Python programing and machine learning (CS 229), basic statistics. Eqivalent knowledge is fine, and we will try to make the class as self-contained as possible. This is a class where you need to get your hands dirty with programming.

Instructors

Qingqing Huang

Sr. Research Scientist, Google Brain

Mu Li

Sr. Principal Scientist, AWS

Alex Smola

VP/Distinguished Scientist, AWS

Lectures

The tentative schedule is listed as follows. Note that italic topics are optional, namely we may either remove them or provide self-study vidoes.

Part I: Basic ML Modeling
Date Lecture Topics
9/22 1. Data I Logistics, course introduction, data acquisition
9/24 2. Data II Web scraping, data labeling, exploratory data analysis
9/29 3. Data III Data cleaning, data transformation, feature engineering, data summary
10/1 4. ML model recap I ML overview, tree methods, linear methods
10/6 5. ML model recap II Neural networks
Assignment 1 due in
10/8 6. Model Validation Evaluation metrics, underfitting and overfitting, model validation
10/13 7. Model Combination Bias and variance, bagging, boosting, stacking
10/15 Midterm Presentation
Part II: Broken Assumptions
Date Lecture Topics
10/20 8. Covariate Shift Generalization performance recap, covariate shift
10/22 9. Covariate Shift II Covariate shift with more math, adversarial data and invariants
10/27 Midterm Exam
10/29 10. Label Shift Two sample test, label shift
Assignment 2 due in
11/3 11. Data beyond IID Independence tests, sequence models , graphs
Part III: Performance Tuning
Date Lecture Topics
11/5 12. Model Tuning Model tuning, HPO algorithms, NAS algorithms
11/10 13. Deep Network Tuning Batch and layer norms, residual connections, attention
11/12 14. Transfer Learning Fine-tuning for CV, fine tuning for NLP, prompt-based learning
11/17 15. Model Compression Pruning and quantization, knowledge distillation
Assignment 3 due in
11/19 16. Multimodal data Multimodal data
11/24 Thanksgiving Recess
11/26 Thanksgiving Recess
Part IV: Beyond the Model
Date Lecture Topics
12/1 17. Fairness Examples, law, risk distributions, criterias , in practice
12/3 18. Explainability Explainability, strategies , conditioning and backdoors, axiomatic approaches, heuristics
12/8 Final Presentation
12/10 Final Presentation

Course Format

The evaluation is as follows: midterm exam (10%), homework (40%), and project (50%). In the midterm exam, we will ask some theory questions, let you spot the mistakes in code examples, and describe modeling challenges with solutions.

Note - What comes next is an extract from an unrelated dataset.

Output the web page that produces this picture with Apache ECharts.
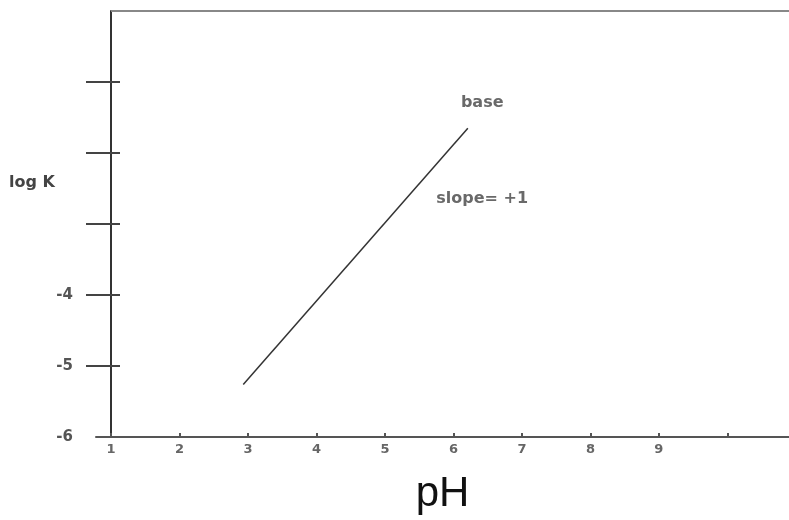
<!DOCTYPE html>
<html><head><meta charset="utf-8">
<script src="https://cdn.jsdelivr.net/npm/echarts@6/dist/echarts.min.js"></script>
<style>html,body{margin:0;padding:0;background:#fff}#c{width:789px;height:520px}</style>
</head><body><div id="c"></div>
<script>
// data
const lineData = [[2.93, -5.26], [6.21, -1.65]];
const xTickValues = [1, 2, 3, 4, 5, 6, 7, 8, 9, 10];
const xLabelValues = [1, 2, 3, 4, 5, 6, 7, 8, 9];
const yTickValues = [-5, -4, -3, -2, -1];
const yLabelValues = [-6, -5, -4];
const annotations = [
  { name: 'base', value: [6.42, -1.30] },
  { name: 'slope= +1', value: [6.42, -2.65] }
];
const xMin = 0.78, xMax = 10.9, yMin = -6, yMax = 0;

const chart = echarts.init(document.getElementById('c'));
chart.setOption({
  animation: false,
  backgroundColor: '#fff',
  grid: { left: 96, right: 0, top: 11, bottom: 81 },
  xAxis: {
    type: 'value', min: xMin, max: xMax,
    name: 'pH', nameLocation: 'middle', nameGap: 36,
    nameTextStyle: { fontFamily: 'Liberation Sans', fontSize: 42, color: '#111' },
    axisLine: { show: true, onZero: false, lineStyle: { color: '#555', width: 2 } },
    axisTick: { show: true, inside: true, length: 4, customValues: xTickValues, lineStyle: { color: '#555', width: 2 } },
    axisLabel: { customValues: xLabelValues, margin: 6, fontFamily: 'DejaVu Sans', fontWeight: 'bold', fontSize: 13, color: '#666' },
    splitLine: { show: false }
  },
  yAxis: [{
    type: 'value', min: yMin, max: yMax, offset: -15,
    axisLine: { show: true, onZero: false, lineStyle: { color: '#333', width: 2 } },
    axisTick: { show: true, length: 25, customValues: yTickValues, lineStyle: { color: '#444', width: 2 } },
    axisLabel: { customValues: yLabelValues, margin: 38, fontFamily: 'DejaVu Sans', fontWeight: 'bold', fontSize: 15, color: '#555' },
    splitLine: { show: false }
  }, {
    type: 'value', min: yMin, max: yMax, offset: -15, position: 'left',
    axisLine: { show: false },
    axisTick: { show: true, inside: true, length: 9, customValues: yTickValues, lineStyle: { color: '#444', width: 2 } },
    axisLabel: { show: false },
    splitLine: { show: false }
  }],
  graphic: [{
    type: 'text', left: 9, top: 175,
    style: { text: 'log K', fontFamily: 'DejaVu Sans', fontWeight: 'bold', fontSize: 16, fill: '#444' }
  }],
  series: [{
    type: 'line', data: lineData, symbol: 'none',
    lineStyle: { color: '#333', width: 1.5 },
    markLine: {
      silent: true, symbol: 'none', label: { show: false },
      lineStyle: { color: '#888', width: 2, type: 'solid' },
      data: [[{ coord: [1, yMax] }, { coord: [xMax, yMax] }]]
    }
  }, {
    type: 'scatter', data: annotations, symbolSize: 0,
    label: { show: true, position: 'inside', formatter: '{b}', fontFamily: 'DejaVu Sans', fontWeight: 'bold', fontSize: 16, color: '#444' }
  }]
});
</script></body></html>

There are 4 assignments. They contain questions similar to the midterm exam. But more importantly, we will ask you to write code to solve real problems with ML based on the baseline implementations we provided.

These assignments may inspire you to choose your course projects. The course project will have two presentations. In the midterm, each group will provide a 1 page summary of project progress and execution plan, and prepare 3 slides for a 5 min presentation. The final presentation will be 10min in length, and the final report is up to 6 pages in ICML style.